Let’s go ahead and see how access logging can be enabled.
I created another bucket that will be used to store the logging enabled for one of my S3 buckets.
So this is how you can enable the logging.
From the S3 console, select the bucket for which you would like to enable the logging, then choose “Properties” and expand the “Logging” menu. Check the box that says “Enabled” and fill in the fields asking for the bucket name that will store the logs and the folder inside that bucket.
Then on the bucket holding the logs, expand the “Permissions” menu and add a grant allowing the write permission to the “Log Delivery” group. as shown below:
After a while, you will see the logs being generated in the destination bucket in the folder that we configured:
Let’s check the oldest log file (the top one) and see what it contains:
bffa05e48f23ca7987afe981d3b1800fcc73b8c949a2ae31f5a7d627acecae6f s3-bucket-001-03 [01/Nov/2014:15:36:01 +0000] 10.194.64.24 bffa05e48f23ca7987afe981d3b1800fcc73b8c949a2ae31f5a7d627acecae6f 733EE326D98BAA55 REST.GET.VERSIONING – “GET /s3-bucket-001-03?versioning HTTP/1.1” 200 – 113 – 19 – “-” “S3Console/0.4” –
The logs have a specific format from where you can get a lot of information about the bucket and object that was accessed, from which IP address, at what time, the size of the object and other information.
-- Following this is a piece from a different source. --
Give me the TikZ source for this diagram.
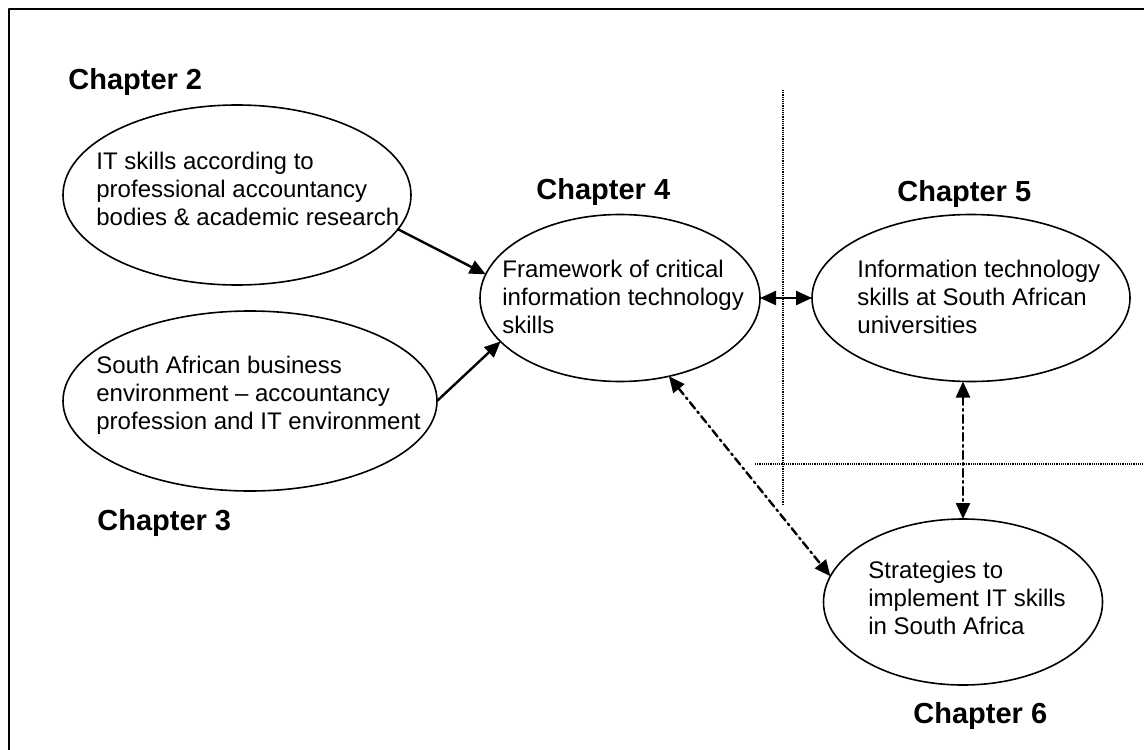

You can find here the complete of the log records field: Server Access Log Format.
To disable the logging, it’s enough to clear the checkbox from “Logging” section of the bucket properties.
You can combine the lifecycle feature that we discussed before to keep the logs for a number of days, months, or years and then automatically delete these objects at the end of their life.
And this is it about lifecycle configuration and access logging.
Up to this point we discussed about the operation of these two features and showed how to enable access logging. Additionally, I showed you how you can create a rule as part of lifecycle management.